I do, however, have a very difficult time ignoring recyclables – actually trash of any sort – while out and about. My instinct, as my family is painfully aware, is to reach down, pick it up and stow it in a pocket, bag or looped around whatever digit is still available. I have stooped for dirty diapers and other unmentionables. I have picked up countless jagged shards of glass with bare hands when a broom was too far away and time was of the essence. Note to self: I really should use gloves. Fortunately, if I forget to bring along a garbage bag on a walk, it’s very likely that a bag (or large box, as recently happened) can be procured along the way to help tote the plastics and glass and cans and paper home.
Even after all the garbage I’ve scooped, carried and sorted, I’m still amazed that people litter. I’ve personally observed adults toss entire bags of fast food out of moving cars. I’ve seen kids walking down the street with a treat in hand, unwrapping as they walk and tossing the packaging to the ground in one fluid movement. I’ve witnessed teenagers taking great pleasure in smashing empty glass bottles in the street. And I’ve experienced the aftermath of large-scale dumping of unwanted personal belongings like mattresses and TVs in local parks and residential alleys.
We all experience something similar – or live alongside the result – on a daily basis. And it seems to me that our personal value systems may be a tad out of alignment. One of my neighbors, a retired teacher, frequently accompanies me on walks.
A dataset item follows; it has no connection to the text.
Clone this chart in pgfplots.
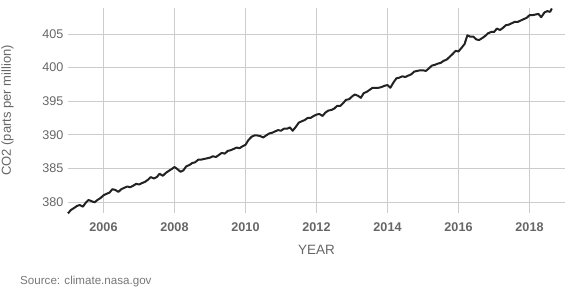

His solution to help curb wanton littering is to assign monetary value to more recyclable packaging. I happen to agree. I also think that a deposit on certain items like plastic or glass bottles would greatly increase their recycling or reuse.
My grandmother kept few store-bought snacks in her house, but she did keep 7-Up on hand for the occasional upset stomach or special treat for a grandchild. For either use, an inch was all that was administered. Eventually those stately green glass bottles would empty and get returned to the corner market for reimbursement. Each one carried a 10-cent deposit. And you can bet that each one got returned.
Assigning value to trash is a difficult concept for some. It requires a great deal more big-picture thinking than the short-term gratification of consuming something and not being bothered with the waste produced by the product. What’s valuable beyond that? Well, how about diverting a recyclable item away from a landfill? Or reducing energy use? Or respecting shared space by properly disposing of trash? Or choosing to consume items that require less (or no) packaging whatsoever, like an apple.
The big picture is not that complicated: Understanding our personal impact on our environment, choosing wisely what we consume and taking responsibility for all of it — even the waste. This isn’t a new concept at all. In fact, it sounds a lot like plain, old common sense. Thanks, grandma, for the valuable early education.